# PROBLEM:
Take the material below and write it all out again exactly.

►

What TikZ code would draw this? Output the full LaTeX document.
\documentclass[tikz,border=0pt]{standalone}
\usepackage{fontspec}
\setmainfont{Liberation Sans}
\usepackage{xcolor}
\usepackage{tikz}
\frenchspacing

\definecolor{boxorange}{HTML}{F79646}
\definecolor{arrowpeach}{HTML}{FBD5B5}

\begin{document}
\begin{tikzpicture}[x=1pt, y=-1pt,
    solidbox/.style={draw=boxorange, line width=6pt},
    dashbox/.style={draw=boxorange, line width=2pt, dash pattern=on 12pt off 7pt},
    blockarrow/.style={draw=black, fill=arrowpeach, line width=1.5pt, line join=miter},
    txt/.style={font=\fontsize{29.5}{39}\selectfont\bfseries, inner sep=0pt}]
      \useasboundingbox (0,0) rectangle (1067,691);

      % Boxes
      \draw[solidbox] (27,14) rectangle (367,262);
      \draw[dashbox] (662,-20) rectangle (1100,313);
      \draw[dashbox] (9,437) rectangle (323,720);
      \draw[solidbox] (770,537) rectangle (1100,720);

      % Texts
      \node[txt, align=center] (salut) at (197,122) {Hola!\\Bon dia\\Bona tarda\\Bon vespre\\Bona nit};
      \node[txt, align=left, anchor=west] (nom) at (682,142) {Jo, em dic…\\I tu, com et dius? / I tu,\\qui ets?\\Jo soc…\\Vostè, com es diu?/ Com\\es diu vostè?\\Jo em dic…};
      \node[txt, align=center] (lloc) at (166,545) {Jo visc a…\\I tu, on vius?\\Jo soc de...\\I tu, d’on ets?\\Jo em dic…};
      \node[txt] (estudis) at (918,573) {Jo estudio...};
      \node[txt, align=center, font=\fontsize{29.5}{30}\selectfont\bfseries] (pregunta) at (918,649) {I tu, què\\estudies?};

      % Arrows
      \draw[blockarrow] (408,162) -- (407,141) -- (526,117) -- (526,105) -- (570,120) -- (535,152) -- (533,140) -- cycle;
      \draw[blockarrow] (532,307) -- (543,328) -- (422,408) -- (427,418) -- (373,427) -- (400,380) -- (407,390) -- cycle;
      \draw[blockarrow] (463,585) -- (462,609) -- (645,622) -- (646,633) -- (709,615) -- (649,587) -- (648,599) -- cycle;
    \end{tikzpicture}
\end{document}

◄

# SOLUTION TO THE EXERCISE:
What TikZ code would draw this? Output the full LaTeX document.
\documentclass[tikz,border=0pt]{standalone}
\usepackage{fontspec}
\setmainfont{Liberation Sans}
\usepackage{xcolor}
\usepackage{tikz}
\frenchspacing

\definecolor{boxorange}{HTML}{F79646}
\definecolor{arrowpeach}{HTML}{FBD5B5}

\begin{document}
\begin{tikzpicture}[x=1pt, y=-1pt,
    solidbox/.style={draw=boxorange, line width=6pt},
    dashbox/.style={draw=boxorange, line width=2pt, dash pattern=on 12pt off 7pt},
    blockarrow/.style={draw=black, fill=arrowpeach, line width=1.5pt, line join=miter},
    txt/.style={font=\fontsize{29.5}{39}\selectfont\bfseries, inner sep=0pt}]
      \useasboundingbox (0,0) rectangle (1067,691);

      % Boxes
      \draw[solidbox] (27,14) rectangle (367,262);
      \draw[dashbox] (662,-20) rectangle (1100,313);
      \draw[dashbox] (9,437) rectangle (323,720);
      \draw[solidbox] (770,537) rectangle (1100,720);

      % Texts
      \node[txt, align=center] (salut) at (197,122) {Hola!\\Bon dia\\Bona tarda\\Bon vespre\\Bona nit};
      \node[txt, align=left, anchor=west] (nom) at (682,142) {Jo, em dic…\\I tu, com et dius? / I tu,\\qui ets?\\Jo soc…\\Vostè, com es diu?/ Com\\es diu vostè?\\Jo em dic…};
      \node[txt, align=center] (lloc) at (166,545) {Jo visc a…\\I tu, on vius?\\Jo soc de...\\I tu, d’on ets?\\Jo em dic…};
      \node[txt] (estudis) at (918,573) {Jo estudio...};
      \node[txt, align=center, font=\fontsize{29.5}{30}\selectfont\bfseries] (pregunta) at (918,649) {I tu, què\\estudies?};

      % Arrows
      \draw[blockarrow] (408,162) -- (407,141) -- (526,117) -- (526,105) -- (570,120) -- (535,152) -- (533,140) -- cycle;
      \draw[blockarrow] (532,307) -- (543,328) -- (422,408) -- (427,418) -- (373,427) -- (400,380) -- (407,390) -- cycle;
      \draw[blockarrow] (463,585) -- (462,609) -- (645,622) -- (646,633) -- (709,615) -- (649,587) -- (648,599) -- cycle;
    \end{tikzpicture}
\end{document}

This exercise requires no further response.